New-Project Analysis

The president of the company you work for has asked you to evaluate the proposed acquisition of a new chromatograph for the firm’s R&D department. The equipment's basic price is $140,000, and it would cost another $35,000 to modify it for special use by your firm. The chromatograph, which falls into the MACRS 3-year class, would be sold after 3 years for $35,000. The MACRS rates for the first 3 years are 0.3333, 0.4445 and 0.1481. Use of the equipment would require an increase in net working capital (spare parts inventory) of $7,000. The machine would have no effect on revenues, but it is expected to save the firm $42,000 per year in before-tax operating costs, mainly labor. The firm's marginal federal-plus-state tax rate is 30%.

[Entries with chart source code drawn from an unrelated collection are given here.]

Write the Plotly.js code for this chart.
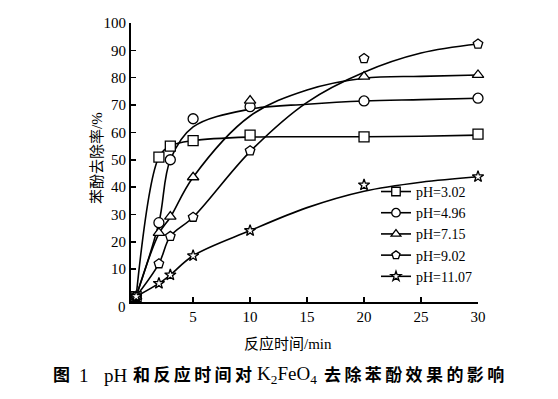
<!DOCTYPE html>
<html><head><meta charset="utf-8">
<script src="https://cdn.plot.ly/plotly-3.0.1.min.js"></script>
<style>html,body{margin:0;padding:0;background:#fff}</style>
</head><body><div id="chart" style="width:558px;height:399px"></div>
<script>
// Measured points (reaction time, min) and phenol removal rate (%)
const timeMin = [0, 2, 3, 5, 10, 20, 30];
const seriesNames = ['pH=3.02', 'pH=4.96', 'pH=7.15', 'pH=9.02', 'pH=11.07'];
const rate_pH302 = [0, 51, 55, 57, 59, 58.4, 59.4];
const rate_pH496 = [0, 27, 50, 65, 69.4, 71.5, 72.5];
const rate_pH715 = [0, 23.3, 29.2, 43.6, 71.6, 80.4, 81];
const rate_pH902 = [0, 12, 22, 29, 53.3, 87, 92.3];
const rate_pH1107 = [0, 4.8, 7.9, 14.9, 24.1, 40.8, 43.8];
// Fitted curves
const fitTime = [0, 2, 3, 5, 10, 15, 20, 25, 30];
const fit_pH302 = [0, 51, 55, 57, 58.3, 58.4, 58.4, 58.6, 59];
const fit_pH496 = [0, 27, 50, 62, 68.5, 70.3, 71.5, 72, 72.5];
const fit_pH715 = [0, 23, 29, 43.6, 66, 75.5, 79.8, 80.5, 81];
const fit_pH902 = [0, 12, 22, 29, 53, 71, 82, 89, 92.3];
const fit_pH1107 = [0, 4.8, 7.9, 14.9, 24.1, 32.5, 38.5, 41.8, 43.8];
const xTicks = [5, 10, 15, 20, 25, 30];
const yTicks = [10, 20, 30, 40, 50, 60, 70, 80, 90, 100];

const measured = [rate_pH302, rate_pH496, rate_pH715, rate_pH902, rate_pH1107];
const fitted = [fit_pH302, fit_pH496, fit_pH715, fit_pH902, fit_pH1107];
const symbols = ['square', 'circle', 'triangle-up', 'pentagon', 'star'];
const sizes = [10, 10, 10, 10, 8.5];
const legendSizes = [8.5, 8.5, 8.5, 8.5, 7.5];

const serif = 'Liberation Serif, Times New Roman, Noto Sans CJK SC, serif';
const traces = [];
fitted.forEach((f, i) => traces.push({
  x: fitTime, y: f, mode: 'lines', type: 'scatter', showlegend: false,
  line: {color: '#000', width: 1.6, shape: 'spline', smoothing: 1}, hoverinfo: 'skip'
}));
measured.forEach((m, i) => traces.push({
  x: timeMin, y: m, mode: 'markers', type: 'scatter', showlegend: false,
  marker: {symbol: symbols[i], size: sizes[i], color: '#fff', line: {color: '#000', width: 1.3}},
  cliponaxis: false
}));
seriesNames.forEach((n, i) => traces.push({
  x: [null], y: [null], mode: 'lines+markers', type: 'scatter', name: n,
  line: {color: '#000', width: 1.6},
  marker: {symbol: symbols[i], size: legendSizes[i], color: '#fff', line: {color: '#000', width: 1.3}}
}));

const px = v => (v - 131) / 347;
const py = v => (302 - v) / 279;
const capY = py(375);
const ts = '\u2009';
const capFontB = {family: serif, size: 17, color: '#000', weight: 700};
const capFontR = {family: serif, size: 19, color: '#000'};
function cap(text, x, font) {
  return {text: text, xref: 'paper', yref: 'paper', x: px(x), y: capY, xanchor: 'left', yanchor: 'middle',
          showarrow: false, font: font, borderpad: 0};
}

const layout = {
  width: 558, height: 399,
  margin: {l: 131, r: 80, t: 23, b: 97, pad: 0},
  paper_bgcolor: '#fff', plot_bgcolor: '#fff',
  font: {family: serif, size: 15, color: '#000'},
  xaxis: {
    range: [-0.45, 30], tickvals: xTicks, ticks: 'inside', ticklen: 5, tickwidth: 1.5,
    tickcolor: '#000', showline: true, linewidth: 2, linecolor: '#000',
    showgrid: false, zeroline: false, tickfont: {family: serif, size: 15, color: '#000'}
  },
  yaxis: {
    range: [-2, 100], tickvals: yTicks, ticks: 'inside', ticklen: 5, tickwidth: 1.5,
    tickcolor: '#000', showline: true, linewidth: 2, linecolor: '#000',
    showgrid: false, zeroline: false, tickfont: {family: serif, size: 15, color: '#000'}
  },
  legend: {
    x: 0.706, y: 0.244, xanchor: 'left', yanchor: 'middle',
    bgcolor: 'rgba(0,0,0,0)', font: {family: serif, size: 14, color: '#000'},
    itemwidth: 30, tracegroupgap: 0
  },
  annotations: [
    {text: '0', xref: 'paper', yref: 'paper', x: -0.027, y: -0.018, xanchor: 'center', yanchor: 'middle',
     showarrow: false, font: {family: serif, size: 15, color: '#000'}},
    {text: '反应时间/min', xref: 'paper', yref: 'paper', x: 0.452, y: -0.147, xanchor: 'center', yanchor: 'middle',
     showarrow: false, font: {family: serif, size: 15, color: '#000'}},
    {text: '苯酚去除率/%', xref: 'paper', yref: 'paper', x: -0.098, y: 0.516, xanchor: 'center', yanchor: 'middle',
     textangle: -90, showarrow: false, font: {family: serif, size: 15, color: '#000'}},
    cap('图', 52, capFontB),
    cap('1', 78, capFontR),
    cap('pH', 103, capFontR),
    cap(['和','反','应','时','间','对'].join(ts), 132, capFontB),
    cap('K<sub>2</sub>FeO<sub>4</sub>', 256, capFontR),
    cap(['去','除','苯','酚','效','果','的','影','响'].join(ts), 323, capFontB)
  ]
};
Plotly.newPlot('chart', traces, layout, {displayModeBar: false, staticPlot: true});
</script></body></html>
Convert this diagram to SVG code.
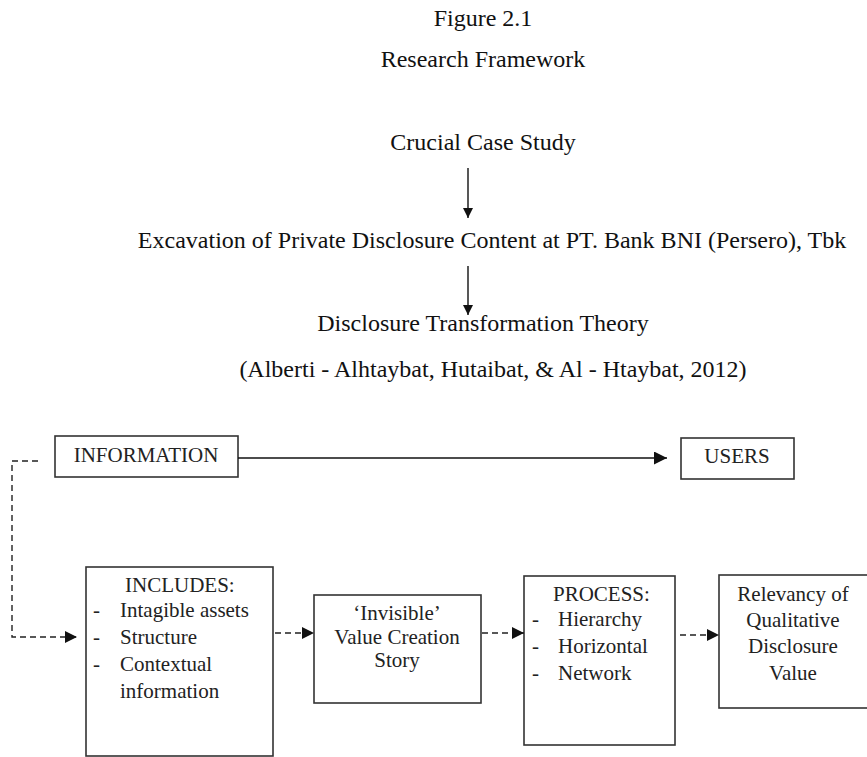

  1. What is the Year 0 net cash flow? If the answer is negative, use parentheses.
    $ ________



  2. What are the net operating cash flows in Years 1, 2, and 3? Do not round intermediate calculations. Round your answers to the nearest dollar.
    Year 1 $ ________
    Year 2 $ ________
    Year 3 $ ________

  3. What is the additional (nonoperating) cash flow in Year 3? Do not round intermediate calculations. Round your answer to the nearest dollar.
    $ ________



  4. If the project's cost of capital is 11%, should the chromatograph be purchased?